Bishop Angelo Rosario, the pastor of the Church of God’s Children who runs Bronx Borough President Ruben Diaz, Jr.’s Bronx Clergy Task Force, said that human beings have the ability to “fight against evil.” He recalled going to Vietnam in 1968 during the Vietnam War and how people of all faiths and of all races “were fighting together to stop evil.”

“I remember coming back home and not being recognized for what we’d done but we had Christians, Jews, Muslims, African American, Hispanic shedding their blood in order to keep the United States free so that we may be able to stay free,” Rosario said. “Thou shalt not kill. And the only way that we can destroy evil is by coming together, holding arms and holding our hearts together to make a difference.”

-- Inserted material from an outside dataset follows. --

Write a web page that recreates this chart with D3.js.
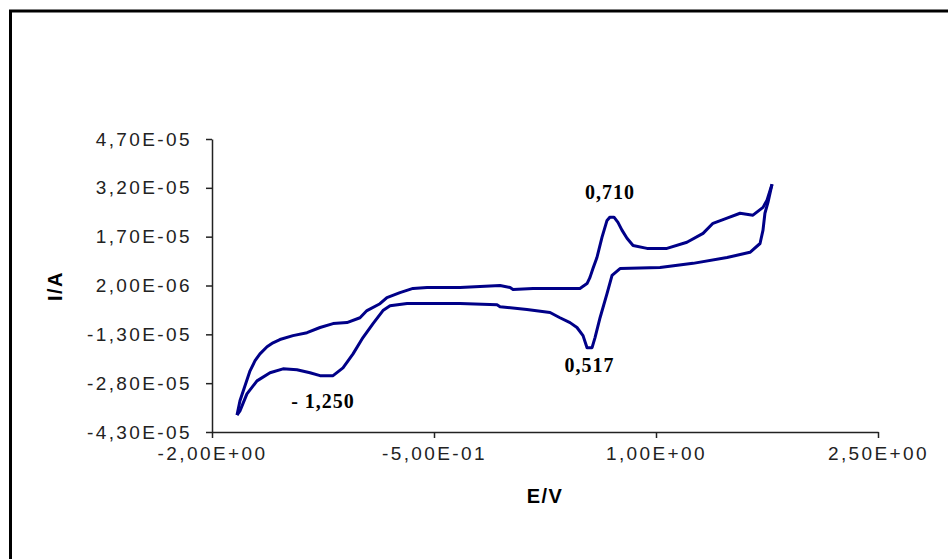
<!DOCTYPE html>
<html>
<head>
<meta charset="utf-8">
<script src="https://cdn.jsdelivr.net/npm/d3@7"></script>
<style>
  body { margin: 0; background: #fff; }
</style>
</head>
<body>
<script>
// forward (anodic) scan, left to right
var fwdE = [-1.831, -1.811, -1.777, -1.743, -1.709, -1.676, -1.628, -1.588, -1.541, -1.453,
            -1.358, -1.270, -1.182, -1.088, -1.000, -0.953, -0.865, -0.818, -0.730, -0.642,
            -0.547, -0.324, -0.054, 0.014, 0.034, 0.169, 0.486, 0.534, 0.554, 0.574,
            0.601, 0.635, 0.669, 0.689, 0.716, 0.743, 0.770, 0.804, 0.845, 0.939,
            1.074, 1.209, 1.318, 1.385, 1.480, 1.568, 1.655, 1.723, 1.750, 1.784];
var fwdI = [-3.78e-5, -3.34e-5, -2.88e-5, -2.42e-5, -2.11e-5, -1.90e-5, -1.68e-5, -1.56e-5, -1.46e-5, -1.34e-5,
            -1.25e-5, -1.09e-5, -0.97e-5, -0.94e-5, -0.79e-5, -0.57e-5, -0.36e-5, -0.17e-5, -0.02e-5, 0.11e-5,
            0.14e-5, 0.14e-5, 0.20e-5, 0.14e-5, 0.08e-5, 0.11e-5, 0.11e-5, 0.26e-5, 0.45e-5, 0.72e-5,
            1.06e-5, 1.68e-5, 2.20e-5, 2.30e-5, 2.30e-5, 2.14e-5, 1.90e-5, 1.65e-5, 1.43e-5, 1.34e-5,
            1.34e-5, 1.53e-5, 1.80e-5, 2.11e-5, 2.27e-5, 2.42e-5, 2.36e-5, 2.60e-5, 2.82e-5, 3.31e-5];

// reverse (cathodic) scan, right to left
var revE = [1.784, 1.757, 1.736, 1.723, 1.703, 1.635, 1.480, 1.250, 1.027, 0.757,
            0.703, 0.669, 0.622, 0.588, 0.568, 0.534, 0.507, 0.466, 0.419, 0.351,
            0.284, 0.128, -0.054, -0.074, -0.324, -0.682, -0.797, -0.845, -0.912, -0.980,
            -1.047, -1.115, -1.182, -1.270, -1.338, -1.426, -1.520, -1.608, -1.696, -1.764,
            -1.811, -1.831];
var revI = [3.31e-5, 2.76e-5, 2.42e-5, 1.90e-5, 1.49e-5, 1.22e-5, 1.06e-5, 0.88e-5, 0.75e-5, 0.72e-5,
            0.51e-5, -0.05e-5, -0.79e-5, -1.40e-5, -1.71e-5, -1.71e-5, -1.34e-5, -1.09e-5, -0.94e-5, -0.79e-5,
            -0.63e-5, -0.54e-5, -0.45e-5, -0.39e-5, -0.35e-5, -0.35e-5, -0.42e-5, -0.57e-5, -0.97e-5, -1.40e-5,
            -1.90e-5, -2.33e-5, -2.57e-5, -2.57e-5, -2.48e-5, -2.39e-5, -2.36e-5, -2.48e-5, -2.73e-5, -3.13e-5,
            -3.65e-5, -3.78e-5];

var xTicks = [-2, -0.5, 1, 2.5];
var yTicks = [-4.3e-5, -2.8e-5, -1.3e-5, 2e-6, 1.7e-5, 3.2e-5, 4.7e-5];

// peak labels: [potential, current, text]
var peakE = [0.69, 0.55, -1.25];
var peakI = [2.85e-5, -2.45e-5, -3.55e-5];
var peakText = ["0,710", "0,517", "- 1,250"];

var width = 948, height = 559;

var svg = d3.select("body").append("svg")
            .attr("width", width)
            .attr("height", height);

// outer frame (only top and left edges show)
svg.append("rect")
   .attr("x", 10.5).attr("y", 11)
   .attr("width", 1000).attr("height", 600)
   .attr("fill", "#fff")
   .attr("stroke", "#000")
   .attr("stroke-width", 3);

var x = d3.scaleLinear().domain([-2, 2.5]).range([212, 878]);
var y = d3.scaleLinear().domain([-4.3e-5, 4.7e-5]).range([432, 139]);

var sci = function(v){
    var parts = v.toExponential(2).split("e");
    var ex = +parts[1];
    var pad = ("0" + Math.abs(ex)).slice(-2);
    return parts[0].replace(".", ",") + "E" + (ex < 0 ? "-" : "+") + pad;
};

var tickFont = function(g){
    g.selectAll("text")
     .attr("fill", "#222")
     .style("font-family", "'Liberation Sans', Arial, sans-serif")
     .style("font-size", "19px")
     .style("letter-spacing", "2.4px");
    g.select(".domain").attr("stroke", "#222").attr("stroke-width", 1.5);
    g.selectAll(".tick line").attr("stroke", "#222").attr("stroke-width", 1.5);
};

svg.append("g")
   .attr("transform", "translate(212,0)")
   .call(d3.axisLeft(y).tickValues(yTicks).tickFormat(sci).tickSize(6).tickSizeOuter(0).tickPadding(14))
   .call(tickFont);

svg.append("g")
   .attr("transform", "translate(0,432)")
   .call(d3.axisBottom(x).tickValues(xTicks).tickFormat(sci).tickSize(6).tickSizeOuter(0).tickPadding(9))
   .call(tickFont);

// axis titles
svg.append("text")
   .attr("x", 545).attr("y", 503)
   .attr("text-anchor", "middle")
   .style("font-family", "'Liberation Sans', Arial, sans-serif")
   .style("font-weight", "bold")
   .style("font-size", "20px")
   .style("letter-spacing", "1.5px")
   .text("E/V");

svg.append("text")
   .attr("transform", "translate(62,286) rotate(-90)")
   .attr("text-anchor", "middle")
   .style("font-family", "'Liberation Sans', Arial, sans-serif")
   .style("font-weight", "bold")
   .style("font-size", "20px")
   .style("letter-spacing", "1.5px")
   .text("I/A");

var line = d3.line()
    .x(function(d){ return x(d[0]); })
    .y(function(d){ return y(d[1]); });

var branches = [d3.zip(fwdE, fwdI), d3.zip(revE, revI)];
svg.append("g").selectAll("path")
   .data(branches).enter().append("path")
   .attr("d", line)
   .attr("fill", "none")
   .attr("stroke", "#000088")
   .attr("stroke-width", 3)
   .attr("stroke-linejoin", "round");

svg.append("g").selectAll("text")
   .data(d3.range(peakE.length)).enter().append("text")
   .attr("x", function(i){ return x(peakE[i]); })
   .attr("y", function(i){ return y(peakI[i]); })
   .attr("text-anchor", "middle")
   .style("font-family", "'Liberation Serif', 'Times New Roman', serif")
   .style("font-weight", "bold")
   .style("font-size", "20px")
   .style("letter-spacing", "1px")
   .text(function(i){ return peakText[i]; });
</script>
</body>
</html>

He noted that the task force he oversees is diverse — and that people unite over prayer.

“We have all denominations and everyone coming together in prayer,” Rosario continued. “And the greatest thing besides prayer is our standing together with one faith because we are people of faith. We stand together.”

Bronx Assemblyman Jeffry Dinowitz, who represents Riverdale, Woodlawn Heights, North Riverdale and Kingsbridge, said that the fact that such a large crowd turned out for the vigil “on just a few hours notice” is indicative of the community’s commitment to peace. He said President Trump’s election last year “crystallized” a new form of open white nationalism in the United States, although he also acknowledged that this strain of racist views preceded Trump’s election. “The people who are saying these horrible things, they’re saying they’re great Americans. They wanna take America back. They wanna make America white again, or is it great again — I forget, one of those,” he said. “That’s what they want.”

 

Participating organizations include Christ Church Riverdale, Congregation Tehillah, Conservative Synagogue Adath Israel of Riverdale, Episcopal Church of the Mediator, Hebrew Home at Riverdale and Manhattan College’s Holocaust, Genocide and Interfaith Education Center.